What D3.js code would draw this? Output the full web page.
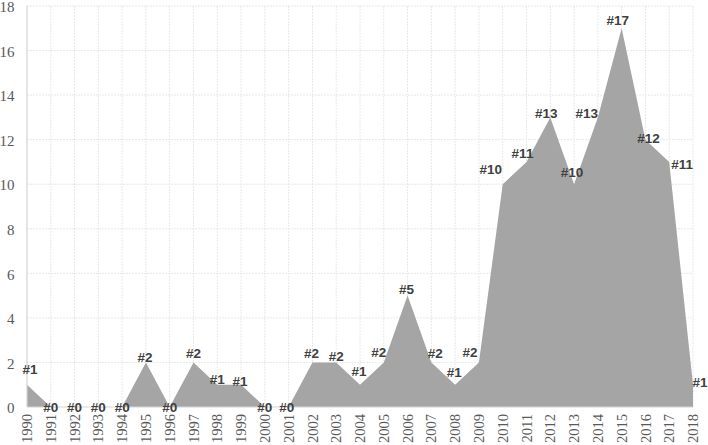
<!DOCTYPE html>
<html lang="en">
<head>
<meta charset="utf-8">
<title>Publications per year</title>
<style type="text/css">
  body { margin: 0; background: #fff; }
  .grid line { stroke: #e8e8e8; stroke-width: 1; stroke-dasharray: 2,1; }
  .axisline { stroke: #d4d4d4; stroke-width: 1.2; }
  .ylab, .xlab { font-family: "Liberation Serif", "Times New Roman", serif; fill: #595959; }
  .ylab { font-size: 15px; }
  .xlab { font-size: 14.5px; }
  .dlab { font-family: "Liberation Sans", Arial, sans-serif; font-weight: bold; font-size: 13.5px; fill: #404040; }
</style>
</head>
<body>
<svg width="708" height="445"></svg>
<script src="https://d3js.org/d3.v7.min.js"></script>
<script>

var years = [1990,1991,1992,1993,1994,1995,1996,1997,1998,1999,
             2000,2001,2002,2003,2004,2005,2006,2007,2008,2009,
             2010,2011,2012,2013,2014,2015,2016,2017,2018];
var counts = [1,0,0,0,0,2,0,2,1,1,
              0,0,2,2,1,2,5,2,1,2,
              10,11,13,10,13,17,12,11,1];
var yTicks = [0,2,4,6,8,10,12,14,16,18];

// where each data label sits relative to its point (label centre), as in the original
var labelNudge = [[3,-16],[0,0],[0,0],[0,0],[0,0],[-1,-5],[0,0],[0,-9],[0,-6],[-1,-4],
                  [0,0],[-2,0],[-1,-9],[0,-6],[-1,-14],[-5,-10],[-1,-6],[4,-9],[-1,-13],[-9,-10],
                  [-12,-15],[-4,-9],[-4,-4],[-2,-12],[-11,-4],[-4,-8],[3,-2],[13,2],[7,-3]];

var svg = d3.select("svg");

var x = d3.scaleLinear().domain([1990, 2018]).range([27, 693]);
var y = d3.scaleLinear().domain([0, 18]).range([407, 6]);

// grid
var grid = svg.append("g").attr("class", "grid");
grid.selectAll("line.h")
    .data(yTicks.filter(function(d) { return d > 0; }))
  .enter().append("line")
    .attr("class", "h")
    .attr("x1", x(1990)).attr("x2", x(2018))
    .attr("y1", function(d) { return y(d); })
    .attr("y2", function(d) { return y(d); });
grid.selectAll("line.v")
    .data(years.slice(1))
  .enter().append("line")
    .attr("class", "v")
    .attr("x1", function(d) { return x(d); })
    .attr("x2", function(d) { return x(d); })
    .attr("y1", y(18)).attr("y2", y(0));

// area
var data = years.map(function(d, i) { return {year: d, n: counts[i]}; });

var area = d3.area()
    .x(function(d) { return x(d.year); })
    .y0(y(0))
    .y1(function(d) { return y(d.n); });

svg.append("path")
    .datum(data)
    .attr("fill", "#a5a5a5")
    .attr("d", area);

// axis lines
svg.append("line").attr("class", "axisline")
    .attr("x1", x(1990)).attr("x2", x(1990))
    .attr("y1", y(18)).attr("y2", y(0));
svg.append("line").attr("class", "axisline")
    .attr("x1", x(1990)).attr("x2", x(2018))
    .attr("y1", y(0)).attr("y2", y(0));

// y tick labels
svg.selectAll("text.ylab")
    .data(yTicks)
  .enter().append("text")
    .attr("class", "ylab")
    .attr("x", 14.5)
    .attr("y", function(d) { return y(d) + 1; })
    .attr("dy", "0.35em")
    .attr("text-anchor", "end")
    .text(function(d) { return d; });

// x tick labels, rotated
svg.selectAll("text.xlab")
    .data(years)
  .enter().append("text")
    .attr("class", "xlab")
    .attr("transform", function(d) { return "translate(" + x(d) + ",414) rotate(-90)"; })
    .attr("dy", "0.35em")
    .attr("text-anchor", "end")
    .text(function(d) { return d; });

// data labels
svg.selectAll("text.dlab")
    .data(data)
  .enter().append("text")
    .attr("class", "dlab")
    .attr("x", function(d, i) { return x(d.year) + labelNudge[i][0]; })
    .attr("y", function(d, i) { return y(d.n) + labelNudge[i][1]; })
    .attr("dy", "0.36em")
    .attr("text-anchor", "middle")
    .text(function(d) { return "#" + d.n; });

</script>
</body>
</html>
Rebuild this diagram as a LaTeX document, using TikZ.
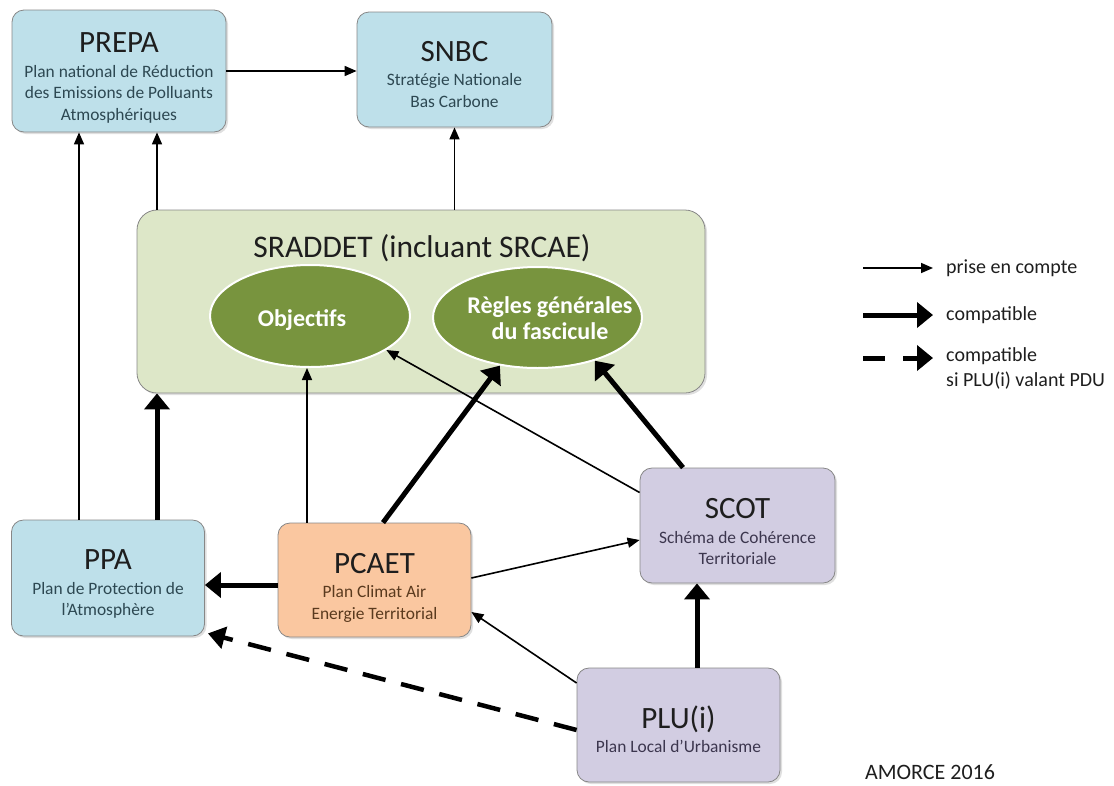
\documentclass[tikz,border=0pt]{standalone}
\usepackage{fontspec}
\setmainfont{Carlito}
\usetikzlibrary{arrows.meta,shapes.geometric,shadows}
\definecolor{boxblue}{RGB}{190,224,234}
\definecolor{boxgreen}{RGB}{221,231,200}
\definecolor{ellgreen}{RGB}{120,148,62}
\definecolor{boxorange}{RGB}{250,199,160}
\definecolor{boxlav}{RGB}{210,205,226}
\definecolor{edgegray}{RGB}{135,135,135}
\definecolor{titlec}{RGB}{30,30,30}
\definecolor{subblue}{RGB}{45,72,82}
\definecolor{suborange}{RGB}{90,58,30}
\definecolor{sublav}{RGB}{60,54,78}
\newcommand\mytitle{\fontsize{31}{34}\selectfont}
\newcommand\mysubf{\fontsize{17.4}{21.5}\selectfont}
\begin{document}
\begin{tikzpicture}[x=1pt,y=-1pt,
  plan/.style={draw=edgegray, line width=0.8pt, rounded corners=12pt, inner sep=0pt,
    drop shadow={shadow xshift=2pt, shadow yshift=-2pt, opacity=0.25}},
  plantext/.style={align=center, inner sep=0pt, font=\mysubf},
  ell/.style={ellipse, draw=white, line width=2pt, fill=ellgreen, inner sep=0pt},
  elltext/.style={text=white, inner sep=0pt, font=\fontsize{24}{26}\selectfont\bfseries, align=center},
  thinarr/.style={line width=1.6pt, -{Triangle[length=12pt,width=10pt]}},
  thickarr/.style={line width=5pt, -{Triangle[length=16pt,width=25pt]}},
  dasharr/.style={line width=4.5pt, -{Triangle[length=17pt,width=22pt]}, dash pattern=on 23.5pt off 16pt},
  legtext/.style={anchor=west, font=\fontsize{20}{25}\selectfont, text=titlec, align=left, inner sep=0pt}
]
\useasboundingbox (0,0) rectangle (1114,785);

% SRADDET
\node[draw=edgegray, line width=0.8pt, fill=boxgreen, rounded corners=20pt, minimum width=568pt, minimum height=183pt,
  drop shadow={shadow xshift=2pt, shadow yshift=-2pt, opacity=0.25}] (srad) at (421,301.5) {};
\node[font=\fontsize{31.5}{36}\selectfont, text=titlec, inner sep=0pt] (sradt) at (422,248) {SRADDET (incluant SRCAE)};
\node[ell, minimum width=200pt, minimum height=102pt] (obj) at (310,316) {};
\node[elltext] (objt) at (302,320) {Objectifs};
\node[ell, minimum width=209pt, minimum height=101pt] (regles) at (537.5,317.5) {};
\node[elltext] (reglest) at (550,318) {Règles générales\\du fascicule};

% boxes
\node[plan, fill=boxblue, minimum width=214pt, minimum height=122pt] (prepa) at (119,71) {};
\node[plantext, text=subblue] (prepat) at (119,78)
  {{\mytitle\color{titlec}PREPA}\\[3pt] Plan national de Réduction\\des Emissions de Polluants\\Atmosphériques};
\node[plan, fill=boxblue, minimum width=195pt, minimum height=115pt] (snbc) at (454.5,69.5) {};
\node[plantext, text=subblue] (snbct) at (454.5,74.5)
  {{\mytitle\color{titlec}SNBC}\\[3pt] Stratégie Nationale\\Bas Carbone};
\node[plan, fill=boxblue, minimum width=193pt, minimum height=116pt] (ppa) at (108,578) {};
\node[plantext, text=subblue] (ppat) at (108,584)
  {{\mytitle\color{titlec}PPA}\\[3pt] Plan de Protection de\\l’Atmosphère};
\node[plan, fill=boxorange, minimum width=193pt, minimum height=114pt] (pcaet) at (374.5,580) {};
\node[plantext, text=suborange] (pcaett) at (374.5,587.5)
  {{\mytitle\color{titlec}PCAET}\\[3pt] Plan Climat Air\\Energie Territorial};
\node[plan, fill=boxlav, minimum width=195pt, minimum height=115pt] (scot) at (737.5,525.5) {};
\node[plantext, text=sublav] (scott) at (737.5,531.5)
  {{\mytitle\color{titlec}SCOT}\\[3pt] Schéma de Cohérence\\Territoriale};
\node[plan, fill=boxlav, minimum width=203pt, minimum height=114pt] (plu) at (678.5,725) {};
\node[plantext, text=sublav] (plut) at (678.5,729)
  {{\mytitle\color{titlec}PLU(i)}\\[3pt] Plan Local d’Urbanisme};

% anchor points
\coordinate (c1) at ([xshift=-29pt]ppa.north);
\coordinate (c2) at ([xshift=-264pt]srad.north);
\coordinate (c3) at ([xshift=49pt]ppa.north);
\coordinate (c4) at ([xshift=-67.5pt]pcaet.north);
\coordinate (c5) at ([xshift=8.5pt]pcaet.north);
\coordinate (c6) at ([yshift=33pt]scot.west);
\coordinate (c7) at ([xshift=-54.5pt]scot.north);
\coordinate (c8) at ([yshift=2pt]pcaet.east);
\coordinate (c9) at ([yshift=-14.5pt]scot.west);
\coordinate (c10) at ([yshift=-5pt]pcaet.west);
\coordinate (c11) at ([yshift=42pt]plu.west);
\coordinate (c12) at ([yshift=-32pt]pcaet.east);
\coordinate (c13) at ([yshift=-5pt]plu.west);
\coordinate (c14) at ([shift={(3pt,3pt)}]ppa.south east);
\coordinate (c15) at ([xshift=18.5pt]plu.north);

% connectors
\draw[thinarr] (prepa.east) -- (prepa.east -| snbc.west);
\draw[thinarr] (c1) -- (c1 |- prepa.south);
\draw[thinarr] (c2) -- (c2 |- prepa.south);
\draw[thinarr] (snbc.south |- srad.north) -- (snbc.south);
\draw[thickarr] (c3) -- (c3 |- srad.south);
\draw[thinarr] (c4) -- (c4 |- obj.south);
\draw[thickarr] (c5) -- (regles.232);
\draw[thinarr] (c6) -- (obj.336);
\draw[thickarr] (c7) -- (regles.323);
\draw[thinarr] (c8) -- (c9);
\draw[thickarr] (c10) -- (c10 -| ppa.east);
\draw[thinarr] (c11) -- (c12);
\draw[dasharr] (c13) -- (c14);
\draw[thickarr] (c15) -- (c15 |- scot.south);

% legend
\coordinate (la1) at (863,268);
\coordinate (la2) at (933,268);
\coordinate (lb1) at (863,315);
\coordinate (lb2) at (933,315);
\coordinate (lc1) at (863,358);
\coordinate (lc2) at (933,358);
\draw[thinarr] (la1) -- (la2);
\draw[thickarr] (lb1) -- (lb2);
\draw[thickarr, dash pattern=on 22pt off 18pt] (lc1) -- (lc2);
\node[legtext] (lt1) at (946,268) {prise en compte};
\node[legtext] (lt2) at (946,315) {compatible};
\node[legtext] (lt3) at (946,368) {compatible\\si PLU(i) valant PDU};

\node[font=\fontsize{22}{26}\selectfont, text=titlec, inner sep=0pt] (amorce) at (930,772.5) {AMORCE 2016};
\end{tikzpicture}
\end{document}
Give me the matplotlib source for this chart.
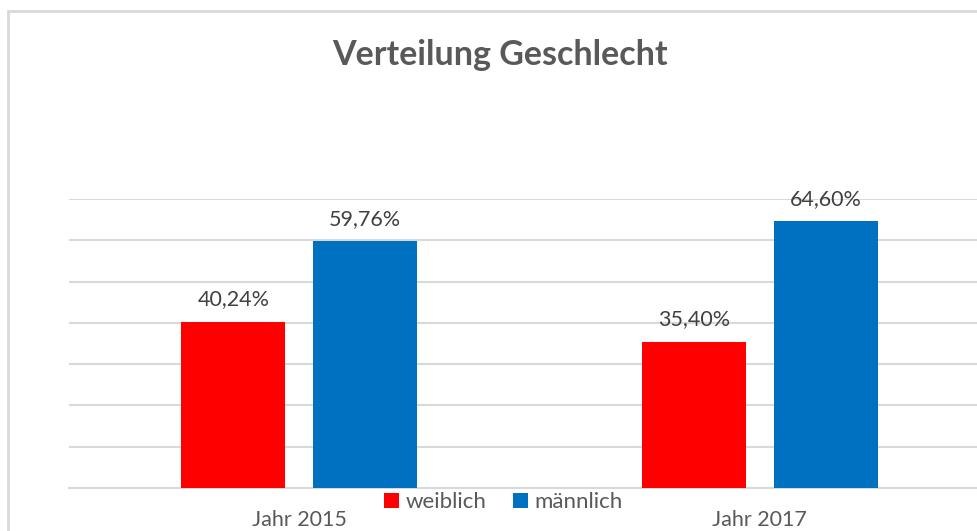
import matplotlib
matplotlib.use("Agg")
import matplotlib.pyplot as plt
from matplotlib.patches import Rectangle
import numpy as np

plt.rcParams['font.family'] = ['Lato', 'DejaVu Sans']

jahre = ["Jahr 2015", "Jahr 2017"]
serien = ["weiblich", "männlich"]
weiblich = [40.24, 35.40]
maennlich = [59.76, 64.60]
farben = ["#ff0000", "#0070c0"]

fig = plt.figure(figsize=(9.78, 5.31), dpi=100)
# chart border (partly cut off like the original screenshot)
fig.patches.append(Rectangle((8 / 978, -0.1), 1.2, 1 - 11 / 531 + 0.1,
                             transform=fig.transFigure, fill=False,
                             edgecolor="#d9d9d9", linewidth=2))

ax = fig.add_axes([69 / 978, 1 - 488 / 531, (990 - 69) / 978, (488 - 199) / 531])

x = np.arange(len(jahre))
breite = 0.226
versatz = 0.143
b1 = ax.bar(x - versatz, weiblich, breite, color=farben[0], label=serien[0], zorder=3)
b2 = ax.bar(x + versatz, maennlich, breite, color=farben[1], label=serien[1], zorder=3)

for bars in (b1, b2):
    for b in bars:
        h = b.get_height()
        ax.annotate(f"{h:.2f}%".replace(".", ","), (b.get_x() + b.get_width() / 2, h),
                    xytext=(0, 9), textcoords="offset points", ha="center",
                    va="bottom", fontsize=15.5, color="#404040")

ax.set_xlim(-0.5, 1.5)
ax.set_ylim(0, 70)
ax.set_yticks(np.arange(0, 71, 10))
ax.yaxis.grid(True, color="#d9d9d9", linewidth=1.5, zorder=0)
ax.tick_params(axis="y", left=False, labelleft=False)
ax.tick_params(axis="x", bottom=False, pad=12)
ax.set_xticks(x)
ax.set_xticklabels(jahre, fontsize=15.5, color="#595959")
for s in ["top", "right", "left"]:
    ax.spines[s].set_visible(False)
ax.spines["bottom"].set_color("#d9d9d9")
ax.spines["bottom"].set_linewidth(1.5)

fig.legend(loc="center", bbox_to_anchor=(503.5 / 978, 1 - 502 / 531), ncol=2,
           frameon=False, fontsize=16, handlelength=0.65, handleheight=0.65,
           handletextpad=0.3, columnspacing=1.2, labelcolor="#595959")

fig.text(499.5 / 978, 1 - 55 / 531, "Verteilung Geschlecht", ha="center", va="center",
         fontsize=24.5, fontweight="bold", color="#595959")

fig.savefig("out.png", dpi=100)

_ _ _ _

### Work to complete
Take the stretch from the line containing "Give me the matplotlib source for this chart." through the line containing "ax = fig.add_axes([69" and reproduce it exactly, both ends included. Omit the pictures.

### Solved exercise
Give me the matplotlib source for this chart.
import matplotlib
matplotlib.use("Agg")
import matplotlib.pyplot as plt
from matplotlib.patches import Rectangle
import numpy as np

plt.rcParams['font.family'] = ['Lato', 'DejaVu Sans']

jahre = ["Jahr 2015", "Jahr 2017"]
serien = ["weiblich", "männlich"]
weiblich = [40.24, 35.40]
maennlich = [59.76, 64.60]
farben = ["#ff0000", "#0070c0"]

fig = plt.figure(figsize=(9.78, 5.31), dpi=100)
# chart border (partly cut off like the original screenshot)
fig.patches.append(Rectangle((8 / 978, -0.1), 1.2, 1 - 11 / 531 + 0.1,
                             transform=fig.transFigure, fill=False,
                             edgecolor="#d9d9d9", linewidth=2))

ax = fig.add_axes([69 / 978, 1 - 488 / 531, (990 - 69) / 978, (488 - 199) / 531])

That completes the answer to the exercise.